The authors note that text fluency and list fluency account for 70% of the variance on Iowa test scores. Since oral fluency so accurately reflects reading comprehension, it is odd that we do not focus more on it. I think part of the challenge is how complex and interrelated it with other aspects of reading fluency is. You will not be fluent if you do not have phonemic awareness and phonetic decoding skills. Furthermore reading fluently is extremely difficult if your vocabulary skills do not match the vocabulary of the passage. When this is added to the emphasis that without comprehension there is no reading, it may appear that if you attend to these other skills, fluency will automatically follow. This is not true.
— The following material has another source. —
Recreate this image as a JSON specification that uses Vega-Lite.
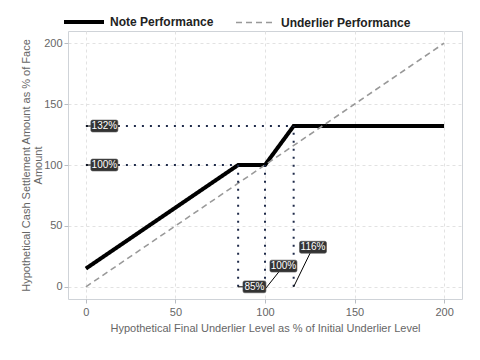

I have worked with language delayed students who can read beautifully; they have excellent decoding and good awareness of punctuation during reading- but they do not understand what they read. More often however, I have worked with students for whom reading is a word by word process. If they are read the material they get it, but if they need to process the printed word they are at a loss. We need to address the entire Parthenon of reading components in order to produce successful readers.
One interesting thing the authors note is that oral reading had far better correlations with reading comprehension than silent reading. The authors postulate that perhaps the self-recording of progress in silent reading is overstated. I wonder if reading aloud offers more comprehension clues. Listening to yourself read could help you understand. It might lessen the likelihood that skipped words or lines occur and it might increase the recognition of vocabulary. In some ways it is easier to self-monitor oral reading than silent reading. We suggest sub-vocalization for struggling readers and for proofreading. We do this because it supports comprehension on some level.
While the authors recommend that fluency be a part of every reading lesson, they do not endorse reading for prosody. This is because there is tremendous variation in prosody assessments to the point of their being mostly unreliable and invalid. In light of the indications that prosody reflects some comprehension I am curious regarding this restriction. I have heard very competent readers read dreadfully (my Shakespeare professor with a stutter who read in a monotone) and mediocre readers read with wonderful emphasis (my struggling reader who read a favorite Silverstein poem). I believe that prosody has a role in fluency, but perhaps we overemphasize this component when it comes to documenting student reading success.